How can Bernoulli be “over-simplified and misapplied” ?
It is so simple to start with, way simpler than the master equation, the Navier-Stokes; this one can certainly be over-simplified and misapplied.
Bernoulli equation
– Last Updated: Jun-24-11 1:47 PM EST –
From teaching fluid mechanics many times, I'll confirm that the Bernoulli equation is routinely misapplied and otherwise abused.
You probably know already, but the Bernoulli equation is only valid for steady, incompressible, inviscid flow along a streamline.
Steady = no change of the flow in time, so it won't work in a dynamic flow situation, e.g. flapping flight, accelerating flows, etc.

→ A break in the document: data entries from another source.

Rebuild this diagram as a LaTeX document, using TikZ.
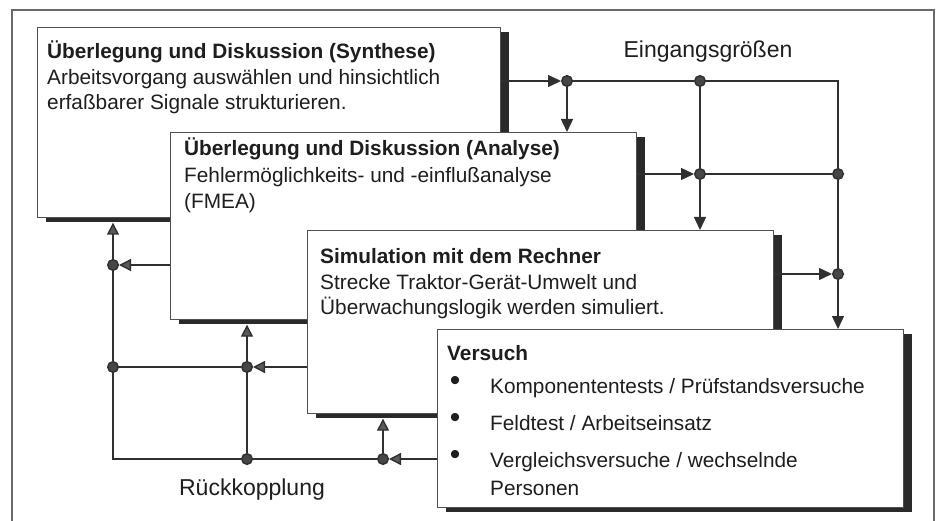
\documentclass[tikz,border=0pt]{standalone}
\usepackage{fontspec}
\setmainfont{Liberation Sans}
\usetikzlibrary{arrows.meta,shadows}
\definecolor{ln}{HTML}{303030}
\definecolor{bd}{HTML}{505050}
\definecolor{sh}{HTML}{2A2A2A}
\definecolor{tx}{HTML}{1E1E1E}
\definecolor{fr}{HTML}{6A6A6A}
\begin{document}
\begin{tikzpicture}[x=1pt,y=-1pt,
  box/.style={draw=bd, line width=1.2pt, fill=white, anchor=north west, inner sep=0pt,
    general shadow={fill=sh, shadow xshift=8pt, shadow yshift=-4.5pt}},
  txt/.style={anchor=base west, inner sep=0pt, text=tx, font=\fontsize{20.8}{25}\selectfont},
  ttl/.style={anchor=base west, inner sep=0pt, text=tx, font=\fontsize{20.8}{25}\selectfont\bfseries},
  lbl/.style={anchor=base, inner sep=0pt, text=tx, font=\fontsize{23}{27}\selectfont},
  bul/.style={anchor=center, inner sep=0pt, text=tx, font=\fontsize{30}{30}\selectfont},
  dot/.style={circle, draw=ln, fill=black!72, line width=1.5pt, inner sep=0pt, minimum size=10.5pt},
  lnk/.style={draw=ln, line width=1.4pt},
  arr/.style={lnk, -{Triangle[length=13pt,width=12pt]}},
  farr/.style={lnk, -{Triangle[length=12pt,width=12pt,fill=black!65]}},
  frame/.style={draw=fr, line width=1.3pt}
]
\useasboundingbox (0,0) rectangle (939,521);
\clip (0,0) rectangle (939,521);
\fill[white] (0,0) rectangle (939,521);
\draw[frame] (12,540) -- (12,10) -- (934,10) -- (934,540);

% Box 1
\node[box, minimum width=463pt, minimum height=190pt] (b1) at (37,27) {};
\node[ttl] (t1a) at (47,59) {Überlegung und Diskussion (Synthese)};
\node[txt] (t1b) at (47,85) {Arbeitsvorgang auswählen und hinsichtlich};
\node[txt] (t1c) at (47,110) {erfaßbarer Signale strukturieren.};

% Box 2
\node[box, minimum width=466pt, minimum height=187pt] (b2) at (170,132) {};
\node[ttl] (t2a) at (184,156) {Überlegung und Diskussion (Analyse)};
\node[txt] (t2b) at (184,183) {Fehlermöglichkeits- und -einflußanalyse};
\node[txt] (t2c) at (184,209) {(FMEA)};

% Box 3
\node[box, minimum width=466pt, minimum height=183pt] (b3) at (307,230) {};
\node[ttl] (t3a) at (320,263) {Simulation mit dem Rechner};
\node[txt] (t3b) at (320,289) {Strecke Traktor-Gerät-Umwelt und};
\node[txt] (t3c) at (320,314) {Überwachungslogik werden simuliert.};

% Box 4
\node[box, minimum width=466pt, minimum height=178pt] (b4) at (437,329) {};
\node[ttl] (t4a) at (447,360) {Versuch};
\node[bul] (u1) at (455,383) {•};
\node[txt] (t4b) at (490,393) {Komponententests / Prüfstandsversuche};
\node[bul] (u2) at (455,420) {•};
\node[txt] (t4c) at (490,430) {Feldtest / Arbeitseinsatz};
\node[bul] (u3) at (455,457) {•};
\node[txt] (t4d) at (490,467) {Vergleichsversuche / wechselnde};
\node[txt] (t4e) at (490,495) {Personen};

% Labels
\node[lbl] (lin) at (708,58) {Eingangsgrößen};
\node[lbl] (lfb) at (252,495) {Rückkopplung};

% Dots
\node[dot] (A) at (567,81) {};
\node[dot] (B) at (700,81) {};
\coordinate (c1) at (838,81);
\node[dot] (C) at (838,174) {};
\node[dot] (D) at (838,274) {};
\node[dot] (E) at (700,174) {};
\node[dot] (F) at (113,265) {};
\node[dot] (H) at (113,367) {};
\node[dot] (I) at (247,367) {};
\node[dot] (J) at (247,459) {};
\node[dot] (K) at (383,459) {};
\coordinate (G) at (113,459);

% Input connectors
\draw[arr] (b1.east |- A) -- (A);
\draw[arr] (A) -- (A |- b2.north);
\draw[lnk] (A) -- (B) -- (c1) -- (C) -- (D);
\draw[arr] (D) -- (D |- b4.north);
\draw[lnk] (B) -- (E);
\draw[arr] (E) -- (E |- b3.north);
\draw[arr] (b2.east |- E) -- (E);
\draw[lnk] (E) -- (C);
\draw[arr] (b3.east |- D) -- (D);

% Feedback connectors
\draw[farr] (b2.west |- F) -- (F);
\draw[farr] (F) -- ([yshift=-4.5pt]b1.south -| F);
\draw[lnk] (F) -- (H) -- (G) -- (J) -- (K);
\draw[lnk] (H) -- (I);
\draw[farr] (b3.west |- I) -- (I);
\draw[farr] (I) -- ([yshift=-4.5pt]b2.south -| I);
\draw[lnk] (I) -- (J);
\draw[farr] (b4.west |- K) -- (K);
\draw[farr] (K) -- ([yshift=-4.5pt]b3.south -| K);
\end{tikzpicture}
\end{document}
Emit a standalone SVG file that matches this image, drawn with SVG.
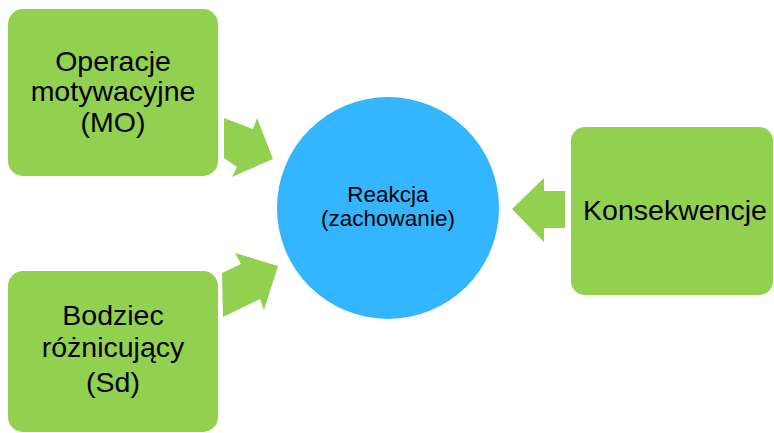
<svg xmlns="http://www.w3.org/2000/svg" width="774" height="433" viewBox="0 0 774 433">
<style>
.box{fill:#92D050}
.arr{fill:#92D050}
.t{font-family:"Liberation Sans",Arial,sans-serif;fill:#000;text-anchor:middle}
.big{font-size:28.5px}
.small{font-size:22.5px}
</style>
<rect width="774" height="433" fill="#fff"/>
<g id="connectors">
<polygon class="arr" points="224,118 253,129 257,118 273,159 232,177 237,167 224,158"/>
<polygon class="arr" points="222,273 241,264 235,253 278,266 264,310 260,299 223,317"/>
<polygon class="arr" points="565,191 544,191 544,178 512,209 544,242 544,228 565,228"/>
</g>
<g id="mo">
<rect class="box" x="8" y="9" width="210" height="167" rx="15"/>
<text class="t big" x="113" y="71">Operacje</text>
<text class="t big" x="113" y="101">motywacyjne</text>
<text class="t big" x="113" y="132">(MO)</text>
</g>
<g id="sd">
<rect class="box" x="8" y="271" width="210" height="161" rx="15"/>
<text class="t big" x="113" y="325">Bodziec</text>
<text class="t big" x="113" y="357">różnicujący</text>
<text class="t big" x="113" y="392">(Sd)</text>
</g>
<g id="reakcja">
<circle cx="388" cy="208" r="111" fill="#33B5FF"/>
<text class="t small" x="388" y="202">Reakcja</text>
<text class="t small" x="388" y="226">(zachowanie)</text>
</g>
<g id="konsekwencje">
<rect class="box" x="571" y="127" width="202" height="168" rx="14"/>
<text class="t big" x="675" y="220">Konsekwencje</text>
</g>
</svg>
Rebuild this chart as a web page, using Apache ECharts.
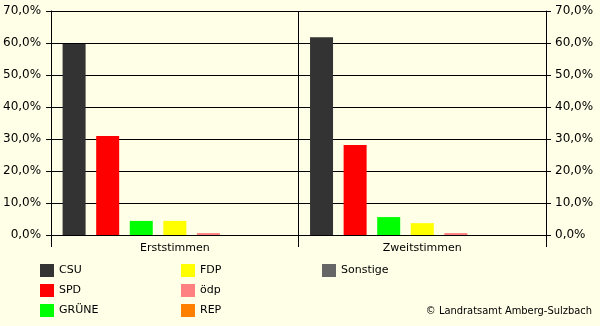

Incompressible = constant density, usually a good assumption unless Mach number > 0.3
Inviscid = zero viscosity, i.e. no fluid friction!
Streamline = parallel to the flow velocity = the path of a fluid particle in steady flow
These conditions are routinely not satisfied in most flows that are of interest, so the Bernoulli equation is technically not valid. It does give reasonable results in many cases, luckily. The most common misapplication is computing a Bernoulli constant and applying it across streamlines, a fundamental no-no.
PS, it is interesting to note that Bernoulli's equation can be generated in two ways. From the ground up, by applying Newton's law to a moving fluid parcel to generate Euler's equation, which is then integrated with the assumptions above to get Bernoulli's equation. The second, top down version is to apply the various assumptions to the Navier-Stokes equation, which are then rearranged to give Bernoulli's equation. In either case, it's worth remembering that the process of simplification is made possible by making those assumptions, yielding an equation that, although manageable due to its simplicity, has a restricted range of use.